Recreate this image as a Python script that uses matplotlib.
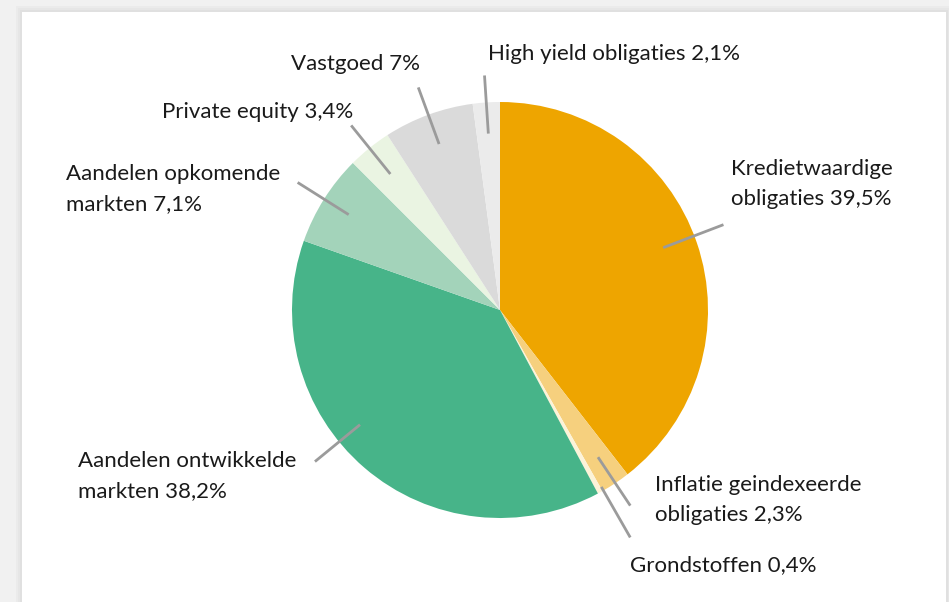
import numpy as np
import matplotlib.pyplot as plt
from matplotlib.patches import Rectangle

plt.rcParams['font.family'] = ['Lato', 'DejaVu Sans']

# data (clockwise from 12 o'clock)
names = ['Kredietwaardige\nobligaties', 'Inflatie geindexeerde\nobligaties', 'Grondstoffen',
         'Aandelen ontwikkelde\nmarkten', 'Aandelen opkomende\nmarkten', 'Private equity',
         'Vastgoed', 'High yield obligaties']
shares = [39.5, 2.3, 0.4, 38.2, 7.1, 3.4, 7.0, 2.1]
colors = ['#EEA500', '#F6D07E', '#FCF3D8', '#47B489', '#A3D3BA', '#EAF4E2', '#DADADA', '#EBEBEB']

def fmt(v):
    s = f"{v:.1f}".rstrip('0').rstrip('.')
    return s.replace('.', ',') + '%'

labels = [f"{n} {fmt(v)}" for n, v in zip(names, shares)]

# layout (pixel space, y measured from the top)
W, H = 949, 602
cx, cy, R = 500, 310, 208
text_pos = [(731, 184), (655, 500), (630, 565), (78, 476),
            (66, 189), (162, 112), (291, 64), (488, 54)]
angle_nudge = [2, 0, 1, -10, 0, 0, 0, 0]
radii = [(0.84, 1.15), (0.85, 1.13), (0.98, 1.26), (0.87, 1.15),
         (0.86, 1.15), (0.84, 1.14), (0.85, 1.14), (0.85, 1.13)]

fig = plt.figure(figsize=(W / 100, H / 100), dpi=100, facecolor='#f1f1f1')
ax = fig.add_axes([0, 0, 1, 1])

# card with soft shadow
for i, c in enumerate(['#ebebeb', '#e6e6e6', '#e0e0e0']):
    pad = 6 - 2 * i
    ax.add_patch(Rectangle((22 - pad, -10), 924 + 2 * pad, H - 12 + 10 + pad,
                           facecolor=c, edgecolor='none', zorder=0))
ax.add_patch(Rectangle((22, -10), 924, H - 12 + 10, facecolor='white',
                       edgecolor='none', zorder=1))

wedges, _ = ax.pie(shares, colors=colors, startangle=90, counterclock=False,
                   center=(cx, H - cy), radius=R, frame=True,
                   wedgeprops=dict(linewidth=0, zorder=2))

for w, lab, (tx, ty), nud, (r0, r1) in zip(wedges, labels, text_pos, angle_nudge, radii):
    w.set_zorder(2)
    a = np.deg2rad((w.theta1 + w.theta2) / 2 + nud)
    x0, y0 = cx + r0 * R * np.cos(a), H - cy + r0 * R * np.sin(a)
    x1, y1 = cx + r1 * R * np.cos(a), H - cy + r1 * R * np.sin(a)
    ax.plot([x0, x1], [y0, y1], color='#9b9b9b', lw=2, solid_capstyle='butt', zorder=3)
    ax.text(tx, H - ty, lab, ha='left', va='center', fontsize=16, color='#1a1a1a',
            linespacing=1.62, zorder=4)

ax.set_xlim(0, W)
ax.set_ylim(0, H)
ax.set_aspect('equal')
ax.axis('off')

fig.savefig('out.png', dpi=100, facecolor=fig.get_facecolor())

◆ ◆ ◆ ◆

Written exercise: Using the material above, return every line exactly as it appears, minus the pictures.

Output of the task:
Recreate this image as a Python script that uses matplotlib.
import numpy as np
import matplotlib.pyplot as plt
from matplotlib.patches import Rectangle

plt.rcParams['font.family'] = ['Lato', 'DejaVu Sans']

# data (clockwise from 12 o'clock)
names = ['Kredietwaardige\nobligaties', 'Inflatie geindexeerde\nobligaties', 'Grondstoffen',
         'Aandelen ontwikkelde\nmarkten', 'Aandelen opkomende\nmarkten', 'Private equity',
         'Vastgoed', 'High yield obligaties']
shares = [39.5, 2.3, 0.4, 38.2, 7.1, 3.4, 7.0, 2.1]
colors = ['#EEA500', '#F6D07E', '#FCF3D8', '#47B489', '#A3D3BA', '#EAF4E2', '#DADADA', '#EBEBEB']

def fmt(v):
    s = f"{v:.1f}".rstrip('0').rstrip('.')
    return s.replace('.', ',') + '%'

labels = [f"{n} {fmt(v)}" for n, v in zip(names, shares)]

# layout (pixel space, y measured from the top)
W, H = 949, 602
cx, cy, R = 500, 310, 208
text_pos = [(731, 184), (655, 500), (630, 565), (78, 476),
            (66, 189), (162, 112), (291, 64), (488, 54)]
angle_nudge = [2, 0, 1, -10, 0, 0, 0, 0]
radii = [(0.84, 1.15), (0.85, 1.13), (0.98, 1.26), (0.87, 1.15),
         (0.86, 1.15), (0.84, 1.14), (0.85, 1.14), (0.85, 1.13)]

fig = plt.figure(figsize=(W / 100, H / 100), dpi=100, facecolor='#f1f1f1')
ax = fig.add_axes([0, 0, 1, 1])

# card with soft shadow
for i, c in enumerate(['#ebebeb', '#e6e6e6', '#e0e0e0']):
    pad = 6 - 2 * i
    ax.add_patch(Rectangle((22 - pad, -10), 924 + 2 * pad, H - 12 + 10 + pad,
                           facecolor=c, edgecolor='none', zorder=0))
ax.add_patch(Rectangle((22, -10), 924, H - 12 + 10, facecolor='white',
                       edgecolor='none', zorder=1))

wedges, _ = ax.pie(shares, colors=colors, startangle=90, counterclock=False,
                   center=(cx, H - cy), radius=R, frame=True,
                   wedgeprops=dict(linewidth=0, zorder=2))

for w, lab, (tx, ty), nud, (r0, r1) in zip(wedges, labels, text_pos, angle_nudge, radii):
    w.set_zorder(2)
    a = np.deg2rad((w.theta1 + w.theta2) / 2 + nud)
    x0, y0 = cx + r0 * R * np.cos(a), H - cy + r0 * R * np.sin(a)
    x1, y1 = cx + r1 * R * np.cos(a), H - cy + r1 * R * np.sin(a)
    ax.plot([x0, x1], [y0, y1], color='#9b9b9b', lw=2, solid_capstyle='butt', zorder=3)
    ax.text(tx, H - ty, lab, ha='left', va='center', fontsize=16, color='#1a1a1a',
            linespacing=1.62, zorder=4)

ax.set_xlim(0, W)
ax.set_ylim(0, H)
ax.set_aspect('equal')
ax.axis('off')

fig.savefig('out.png', dpi=100, facecolor=fig.get_facecolor())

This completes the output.